No one else was injured in the fire. Local, state and federal authorities, including the ATF, investigated the deadly blaze and news of Scahill and Griese's arrests came Friday, February 8, 2013 but officials have not released any details on the case.
During the press conference Thursday, Grissom could not provide details on an underlying motive in the case or the circumstances surrounding the arson. He said Scahill and Griese poured gasoline down the hallway of the apartment complex and set it on fire.
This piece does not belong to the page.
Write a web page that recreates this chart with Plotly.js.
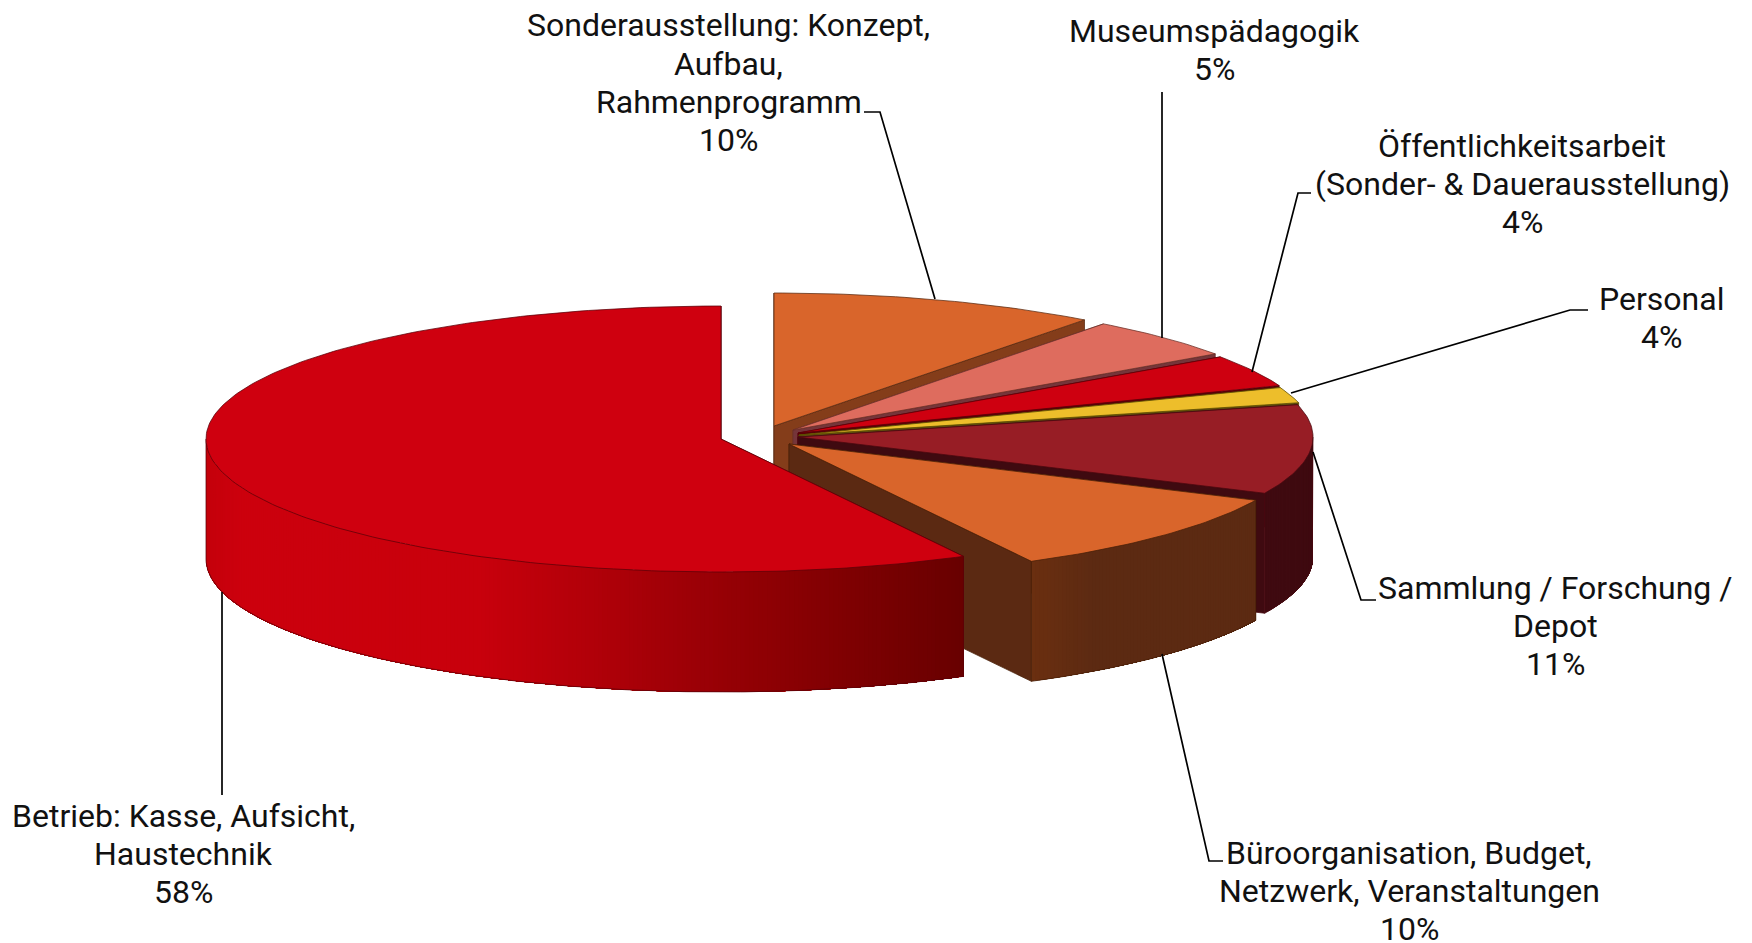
<!DOCTYPE html>
<html><head><meta charset="utf-8">
<script src="https://cdn.plot.ly/plotly-3.0.1.min.js"></script>
<style>html,body{margin:0;padding:0;background:#fff}#chart{width:1752px;height:943px}</style>
</head><body><div id="chart"></div>
<script>
// ---- data (share of the full circle, %) ----
const categories = ["Sonderausstellung: Konzept,<br>Aufbau,<br>Rahmenprogramm",
  "Museumspädagogik",
  "Öffentlichkeitsarbeit<br>(Sonder- &amp; Dauerausstellung)",
  "Personal",
  "Sammlung / Forschung /<br>Depot",
  "Büroorganisation, Budget,<br>Netzwerk, Veranstaltungen",
  "Betrieb: Kasse, Aufsicht,<br>Haustechnik"];
const shares = [10.3, 5.0, 3.9, 1.9, 10.85, 10.25, 57.8];
const percentLabels = ["10%", "5%", "4%", "4%", "11%", "10%", "58%"];
// ---- styling ----
const topColors  = ["#D9652B", "#DE6C5E", "#CE0010", "#EDBE2B", "#971D25", "#D9652B", "#CF000F"];
const wallColors = ["#843D1A", "#75353A", "#5A0008", "#5F4F10", "#3F0A10", "#5B2912", "#6B0000"];
const edgeColors = ["#5a2a10", "#6a3028", "#5a0008", "#5a4a00", "#4a0a10", "#4a2008", "#5a0008"];
// exploded apex of each slice on the page
const apexX = [774, 793, 798, 799, 798, 789, 721];
const apexY = [426, 430, 433, 435, 437, 444, 439];
const RX = 515, RY = 133, DEPTH = 120;
// label block centres and leader lines
const labelX = [728.5, 1214.5, 1522, 1661, 1555, 1409, 183];
const labelY = [82.7, 50, 184, 318, 626, 891, 854];
const LINE_STEP = 38.4;
const leaderX = [[864,880,935],[1162,1162],[1311,1298,1252],[1588,1570,1291],[1376,1361,1313],[1223,1209,1162],[222,222]];
const leaderY = [[112,112,299],[92,338],[193,193,372],[310,310,393],[600,600,452],[861,861,654],[795,592]];

const traces = [];
const poly = (xs, ys, fill, line, w) => traces.push({type:"scatter", mode:"lines", x:xs, y:ys,
  fill:"toself", fillcolor:fill, line:{color:line, width:w===undefined?0.75:w}, hoverinfo:"skip", showlegend:false});
const hex = c => [1,3,5].map(i => parseInt(c.substr(i,2),16));
function ramp(stops, x){
  if (x <= stops[0][0]) return stops[0][1];
  for (let i=1;i<stops.length;i++) if (x <= stops[i][0]) {
    const t=(x-stops[i-1][0])/(stops[i][0]-stops[i-1][0]), a=hex(stops[i-1][1]), b=hex(stops[i][1]);
    return "rgb("+a.map((v,k)=>Math.round(v+(b[k]-v)*t)).join(",")+")";
  }
  return stops[stops.length-1][1];
}
const wallRamps = {
  6: [[206,"#C4000C"],[240,"#CC000D"],[480,"#C8000C"],[694,"#9C0006"],[800,"#880003"],[964,"#680000"]],
  5: [[1030,"#6B2F10"],[1095,"#5C2A12"]]
};
let start = 0;
shares.forEach((s,i) => {
  const a0 = start, a1 = start + s*3.6; start = a1;
  const cx = apexX[i], cy = apexY[i];
  const px = d => cx + RX*Math.sin(d*Math.PI/180), py = d => cy - RY*Math.cos(d*Math.PI/180);
  const wall = d => poly([cx,px(d),px(d),cx,cx],[cy,py(d),py(d)+DEPTH,cy+DEPTH,cy],wallColors[i],edgeColors[i]);
  // radial walls: the one facing away first
  wall(a0); wall(a1);
  // outer rim, only the part that faces the viewer
  const f0 = Math.max(a0,90), f1 = Math.min(a1,270);
  if (f1 > f0) {
    const n = Math.max(2, Math.ceil((f1-f0)/0.5)), stops = wallRamps[i] || [[0,wallColors[i]]];
    // drawn from the far end; each strip reaches back to the rim start, so no seams show
    for (let k=n-1;k>=0;k--){
      const d0=f0+(f1-f0)*k/n, d1=f0+(f1-f0)*(k+1)/n;
      const c = ramp(stops,(px(d0)+px(d1))/2);
      const xs=[],ys=[],st=Math.max(1,Math.ceil((d1-f0)/1.5));
      for (let j=0;j<=st;j++){const d=f0+(d1-f0)*j/st;xs.push(px(d));ys.push(py(d));}
      for (let j=st;j>=0;j--){const d=f0+(d1-f0)*j/st;xs.push(px(d));ys.push(py(d)+DEPTH);}
      xs.push(xs[0]);ys.push(ys[0]);
      traces.push({type:"scatter",mode:"none",x:xs,y:ys,fill:"toself",fillcolor:c,hoverinfo:"skip",showlegend:false});
    }
    // rim outline along the bottom and the vertical end edges
    const bx=[],by=[];
    for (let k=0;k<=n;k++){const d=f0+(f1-f0)*k/n;bx.push(px(d));by.push(py(d)+DEPTH);}
    traces.push({type:"scatter",mode:"lines",x:[px(f0)].concat(bx,[px(f1)]),y:[py(f0)].concat(by,[py(f1)]),
      line:{color:edgeColors[i],width:0.75},hoverinfo:"skip",showlegend:false});
  }
  // top face
  const tx=[cx], ty=[cy], m=Math.ceil((a1-a0)/1);
  for (let k=0;k<=m;k++){const d=a0+(a1-a0)*k/m;tx.push(px(d));ty.push(py(d));}
  tx.push(cx); ty.push(cy);
  poly(tx,ty,topColors[i],edgeColors[i]);
});
// leader lines
leaderX.forEach((xs,i)=>traces.push({type:"scatter",mode:"lines",x:xs,y:leaderY[i],
  line:{color:"#000",width:1.7},hoverinfo:"skip",showlegend:false}));

// every label line is its own annotation so the line spacing can be matched
const annotations = [];
categories.forEach((c,i)=>{
  const lines = c.split("<br>").concat([percentLabels[i]]);
  lines.forEach((t,k)=>annotations.push({
    xref:"x",yref:"y",x:labelX[i],y:labelY[i]+(k-(lines.length-1)/2)*LINE_STEP,text:t,showarrow:false,
    xanchor:"center",yanchor:"middle",align:"center",height:36,
    font:{family:"Roboto, sans-serif",size:32,color:"#111"}
  }));
});
Plotly.newPlot("chart",traces,{
  width:1752,height:943,margin:{l:0,r:0,t:0,b:0},paper_bgcolor:"#fff",plot_bgcolor:"#fff",
  showlegend:false,hovermode:false,annotations,
  xaxis:{range:[0,1752],visible:false,fixedrange:true},
  yaxis:{range:[943,0],visible:false,fixedrange:true}
},{displayModeBar:false,staticPlot:true});
</script></body></html>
"I anticipate that there will be more details about this investigation that will be made public in the not too distant future. I can say that we have no evidence that the defendants specifically targeted this victim... This was no accident. This was two individuals taking gasoline, walking down a hallway, dumping the gasoline and lighting it," he said.
"On behalf of the United States Attorney’s Office, this unfortunate young lady who was killed in this event, we want to express our sincere condolences to her family. Nothing that we do on this case is going to erase the loss that they suffered but I can promise that we will do everything in our power to seek justice for her in the prosecution of this case and we won’t rest until that prosecution is completed," he added.
Court records do not list defense attorneys for the defendants. They are scheduled to be arraigned in federal court in Topeka on Wednesday, March 13th. They remain in custody.
Riley County Attorney Barry Wilkerson said: "What will be sought is justice for the tragic death of Vasanta Pallem, a person who had a bright future and a desire to teach students. We cannot bring Dr. Pallem back but we can bring justice to this tragic event. That justice is in the very capable hands of the U.S. Attorney's Office and we are confident in the outcome of that endeavor."
Wilkerson and Assistant Riley County Attorney Barry Disney have been named special prosecutors in the case to assist with the federal court case.
Scahill and Griese were originally charged by the state with Felony Murder and Aggravated Arson but officials say the state charges will be dismissed to give way to the federal charges.
Pictures of Scahill and Griese are not available because the Riley County Police Department does not released booking photos taken in their jail. They did not live at the Lee Crest Apartments and it's unclear why they targeted that particular location.
Repairs are still being done to the apartment complex in the wake of the fire.